◆ WORK REQUIRED
Please pull out every line that includes the string "size".

◆ DATASET EXTRACT
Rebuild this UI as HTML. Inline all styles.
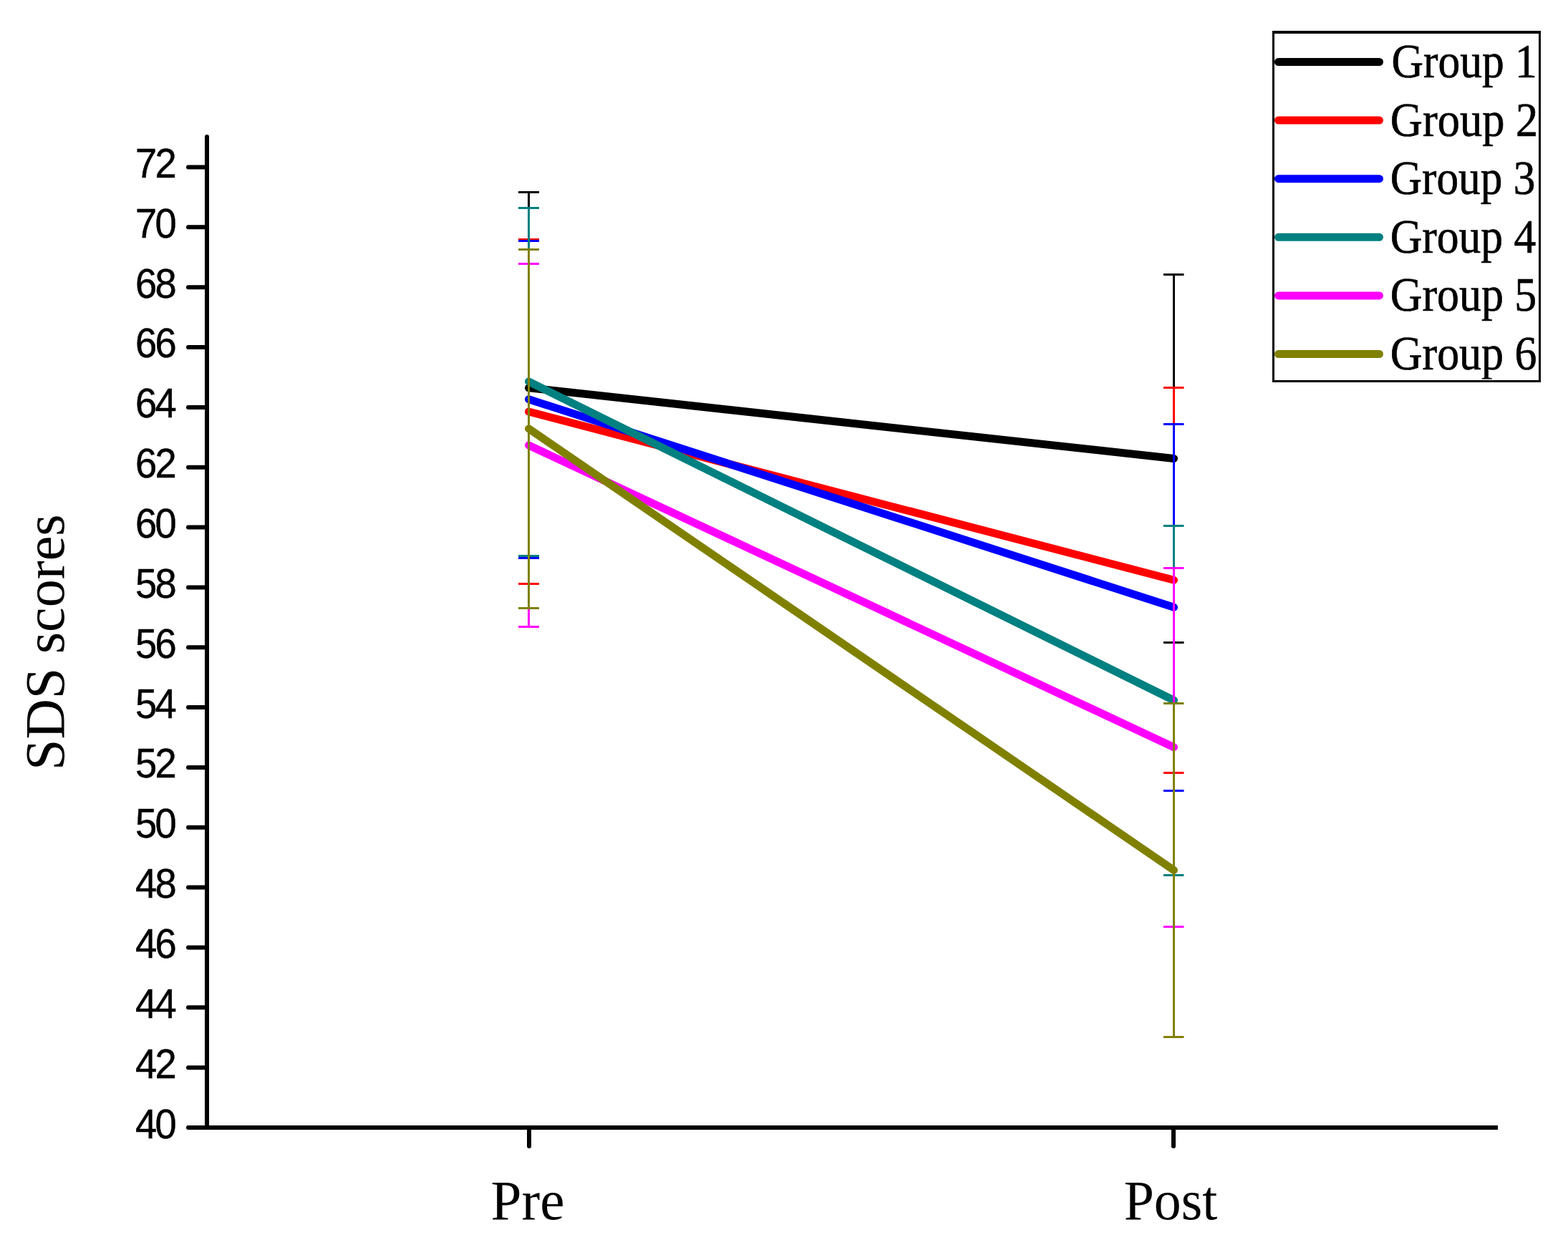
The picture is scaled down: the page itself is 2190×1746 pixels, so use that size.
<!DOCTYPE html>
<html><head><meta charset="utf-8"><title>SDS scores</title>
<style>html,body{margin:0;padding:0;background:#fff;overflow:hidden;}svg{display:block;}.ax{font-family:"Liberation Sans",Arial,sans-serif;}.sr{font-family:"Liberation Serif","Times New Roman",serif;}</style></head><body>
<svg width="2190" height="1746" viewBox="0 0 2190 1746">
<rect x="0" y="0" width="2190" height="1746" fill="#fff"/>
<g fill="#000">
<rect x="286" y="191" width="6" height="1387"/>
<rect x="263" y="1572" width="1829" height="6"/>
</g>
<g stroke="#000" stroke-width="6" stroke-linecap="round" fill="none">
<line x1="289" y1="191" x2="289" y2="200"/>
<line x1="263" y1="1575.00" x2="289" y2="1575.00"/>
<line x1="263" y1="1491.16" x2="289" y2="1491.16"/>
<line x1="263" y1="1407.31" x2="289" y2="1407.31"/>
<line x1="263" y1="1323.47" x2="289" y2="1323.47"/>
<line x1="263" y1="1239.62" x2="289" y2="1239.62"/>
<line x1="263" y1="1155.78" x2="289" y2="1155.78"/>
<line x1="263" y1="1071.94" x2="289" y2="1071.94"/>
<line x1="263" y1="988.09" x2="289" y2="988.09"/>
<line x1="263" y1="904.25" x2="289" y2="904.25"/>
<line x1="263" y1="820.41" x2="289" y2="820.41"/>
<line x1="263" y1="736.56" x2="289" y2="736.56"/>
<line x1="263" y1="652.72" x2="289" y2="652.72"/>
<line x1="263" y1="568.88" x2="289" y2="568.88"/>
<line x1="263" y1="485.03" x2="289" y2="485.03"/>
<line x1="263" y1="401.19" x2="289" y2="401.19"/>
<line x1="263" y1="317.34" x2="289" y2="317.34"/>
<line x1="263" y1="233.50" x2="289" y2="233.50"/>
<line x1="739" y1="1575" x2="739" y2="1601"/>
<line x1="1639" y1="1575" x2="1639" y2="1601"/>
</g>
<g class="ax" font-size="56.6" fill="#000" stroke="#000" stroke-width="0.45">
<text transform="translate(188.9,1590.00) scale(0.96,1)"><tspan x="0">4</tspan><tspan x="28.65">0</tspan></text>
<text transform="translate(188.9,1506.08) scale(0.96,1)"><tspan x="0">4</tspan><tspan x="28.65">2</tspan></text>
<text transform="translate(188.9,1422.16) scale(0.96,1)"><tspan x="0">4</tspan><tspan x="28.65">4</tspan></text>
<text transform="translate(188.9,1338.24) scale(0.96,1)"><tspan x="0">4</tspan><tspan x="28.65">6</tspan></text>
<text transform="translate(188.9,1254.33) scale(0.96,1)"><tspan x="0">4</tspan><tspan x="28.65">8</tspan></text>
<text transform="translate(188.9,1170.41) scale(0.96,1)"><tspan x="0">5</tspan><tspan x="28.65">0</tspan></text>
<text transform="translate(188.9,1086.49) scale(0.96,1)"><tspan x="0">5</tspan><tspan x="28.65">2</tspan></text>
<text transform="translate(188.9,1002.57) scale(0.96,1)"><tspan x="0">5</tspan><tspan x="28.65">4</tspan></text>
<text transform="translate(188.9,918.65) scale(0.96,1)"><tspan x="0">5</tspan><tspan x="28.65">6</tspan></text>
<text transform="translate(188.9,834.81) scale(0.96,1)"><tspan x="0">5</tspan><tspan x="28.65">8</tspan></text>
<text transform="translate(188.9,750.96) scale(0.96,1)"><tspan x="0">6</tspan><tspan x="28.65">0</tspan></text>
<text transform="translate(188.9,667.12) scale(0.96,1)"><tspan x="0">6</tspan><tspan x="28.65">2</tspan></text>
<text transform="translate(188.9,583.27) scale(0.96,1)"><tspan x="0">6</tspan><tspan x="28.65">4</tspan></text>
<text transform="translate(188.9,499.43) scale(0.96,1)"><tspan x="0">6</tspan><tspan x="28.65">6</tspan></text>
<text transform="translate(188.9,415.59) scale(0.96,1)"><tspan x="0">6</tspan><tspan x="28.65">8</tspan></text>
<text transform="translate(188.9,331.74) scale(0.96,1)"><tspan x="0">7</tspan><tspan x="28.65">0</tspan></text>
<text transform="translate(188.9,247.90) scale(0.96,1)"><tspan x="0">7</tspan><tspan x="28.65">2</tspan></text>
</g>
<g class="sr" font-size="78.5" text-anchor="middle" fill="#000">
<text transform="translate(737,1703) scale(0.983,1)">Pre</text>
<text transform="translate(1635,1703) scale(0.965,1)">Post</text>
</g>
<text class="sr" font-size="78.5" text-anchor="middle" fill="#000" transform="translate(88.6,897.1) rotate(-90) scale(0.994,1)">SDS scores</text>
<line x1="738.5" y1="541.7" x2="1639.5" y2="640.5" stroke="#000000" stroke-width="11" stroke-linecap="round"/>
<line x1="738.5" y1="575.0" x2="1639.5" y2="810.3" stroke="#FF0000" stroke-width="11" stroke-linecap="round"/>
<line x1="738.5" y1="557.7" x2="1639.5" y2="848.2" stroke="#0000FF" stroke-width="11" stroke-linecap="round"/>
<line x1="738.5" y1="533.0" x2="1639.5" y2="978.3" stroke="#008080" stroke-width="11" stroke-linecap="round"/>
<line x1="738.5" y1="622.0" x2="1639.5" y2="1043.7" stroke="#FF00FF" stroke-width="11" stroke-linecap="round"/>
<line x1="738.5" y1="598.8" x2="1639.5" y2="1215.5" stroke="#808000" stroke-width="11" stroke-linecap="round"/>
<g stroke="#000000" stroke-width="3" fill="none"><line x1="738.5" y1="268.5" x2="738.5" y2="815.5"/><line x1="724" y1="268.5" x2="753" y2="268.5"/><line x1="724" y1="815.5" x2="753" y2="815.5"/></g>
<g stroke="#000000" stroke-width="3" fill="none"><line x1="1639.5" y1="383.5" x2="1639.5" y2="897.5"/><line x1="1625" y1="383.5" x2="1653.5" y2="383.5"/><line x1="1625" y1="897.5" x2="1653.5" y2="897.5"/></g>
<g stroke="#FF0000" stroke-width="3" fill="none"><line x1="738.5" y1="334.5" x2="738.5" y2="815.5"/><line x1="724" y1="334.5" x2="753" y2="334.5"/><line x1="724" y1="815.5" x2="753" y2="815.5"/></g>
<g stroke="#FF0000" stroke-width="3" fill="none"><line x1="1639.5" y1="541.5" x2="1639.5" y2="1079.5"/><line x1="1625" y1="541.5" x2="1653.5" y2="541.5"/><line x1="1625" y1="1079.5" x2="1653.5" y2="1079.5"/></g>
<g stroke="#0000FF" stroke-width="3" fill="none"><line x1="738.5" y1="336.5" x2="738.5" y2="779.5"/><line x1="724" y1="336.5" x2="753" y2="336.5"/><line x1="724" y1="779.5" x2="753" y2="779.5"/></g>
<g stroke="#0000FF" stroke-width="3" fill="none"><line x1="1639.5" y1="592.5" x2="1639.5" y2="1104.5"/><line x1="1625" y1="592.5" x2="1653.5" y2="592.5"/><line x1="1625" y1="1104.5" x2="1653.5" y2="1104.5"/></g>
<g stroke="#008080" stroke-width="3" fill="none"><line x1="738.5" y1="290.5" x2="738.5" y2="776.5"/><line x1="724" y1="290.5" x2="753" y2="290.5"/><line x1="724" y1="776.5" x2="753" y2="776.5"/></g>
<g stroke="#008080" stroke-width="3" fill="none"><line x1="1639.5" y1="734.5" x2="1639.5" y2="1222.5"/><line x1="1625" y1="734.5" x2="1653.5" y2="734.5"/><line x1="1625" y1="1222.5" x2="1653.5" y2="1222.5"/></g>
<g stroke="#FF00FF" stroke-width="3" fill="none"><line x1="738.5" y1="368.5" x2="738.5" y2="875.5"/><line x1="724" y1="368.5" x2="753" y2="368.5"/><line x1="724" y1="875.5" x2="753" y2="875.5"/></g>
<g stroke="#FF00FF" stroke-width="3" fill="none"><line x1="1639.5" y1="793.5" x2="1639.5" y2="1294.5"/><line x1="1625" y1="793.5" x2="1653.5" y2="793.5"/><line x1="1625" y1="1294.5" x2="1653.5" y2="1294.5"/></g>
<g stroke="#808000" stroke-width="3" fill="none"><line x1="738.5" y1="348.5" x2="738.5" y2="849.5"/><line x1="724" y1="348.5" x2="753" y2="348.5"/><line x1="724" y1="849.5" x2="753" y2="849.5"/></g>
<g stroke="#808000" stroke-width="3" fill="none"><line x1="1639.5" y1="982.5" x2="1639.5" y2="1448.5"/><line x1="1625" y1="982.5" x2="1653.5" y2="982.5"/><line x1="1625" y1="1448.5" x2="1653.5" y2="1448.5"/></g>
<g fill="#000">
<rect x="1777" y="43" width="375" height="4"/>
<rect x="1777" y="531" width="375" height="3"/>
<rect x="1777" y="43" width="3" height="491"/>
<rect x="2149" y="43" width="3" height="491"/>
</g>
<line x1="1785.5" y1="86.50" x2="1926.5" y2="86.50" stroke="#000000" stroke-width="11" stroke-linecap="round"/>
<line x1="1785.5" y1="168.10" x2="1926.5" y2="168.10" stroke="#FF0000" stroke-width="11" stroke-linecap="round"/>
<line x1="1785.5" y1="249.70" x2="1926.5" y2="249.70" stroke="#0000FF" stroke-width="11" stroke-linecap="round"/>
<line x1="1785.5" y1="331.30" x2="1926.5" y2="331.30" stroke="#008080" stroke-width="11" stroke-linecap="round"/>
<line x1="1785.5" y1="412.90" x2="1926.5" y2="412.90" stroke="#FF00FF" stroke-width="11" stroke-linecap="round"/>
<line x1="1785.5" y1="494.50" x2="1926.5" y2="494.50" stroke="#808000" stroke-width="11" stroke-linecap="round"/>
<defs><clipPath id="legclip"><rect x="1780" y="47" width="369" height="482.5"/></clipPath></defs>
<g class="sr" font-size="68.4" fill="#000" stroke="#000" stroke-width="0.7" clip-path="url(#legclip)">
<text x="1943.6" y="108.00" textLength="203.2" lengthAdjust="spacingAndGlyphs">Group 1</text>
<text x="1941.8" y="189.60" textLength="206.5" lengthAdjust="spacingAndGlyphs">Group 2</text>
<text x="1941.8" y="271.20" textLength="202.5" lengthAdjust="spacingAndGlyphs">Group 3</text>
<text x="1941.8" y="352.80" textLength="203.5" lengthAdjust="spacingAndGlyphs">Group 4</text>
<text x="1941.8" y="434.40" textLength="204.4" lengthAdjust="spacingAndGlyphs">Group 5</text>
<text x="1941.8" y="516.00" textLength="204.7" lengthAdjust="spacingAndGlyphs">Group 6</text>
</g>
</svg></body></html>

◆ ANSWER FOR THE TASK
The picture is scaled down: the page itself is 2190×1746 pixels, so use that size.
<g class="ax" font-size="56.6" fill="#000" stroke="#000" stroke-width="0.45">
<g class="sr" font-size="78.5" text-anchor="middle" fill="#000">
<text class="sr" font-size="78.5" text-anchor="middle" fill="#000" transform="translate(88.6,897.1) rotate(-90) scale(0.994,1)">SDS scores</text>
<g class="sr" font-size="68.4" fill="#000" stroke="#000" stroke-width="0.7" clip-path="url(#legclip)">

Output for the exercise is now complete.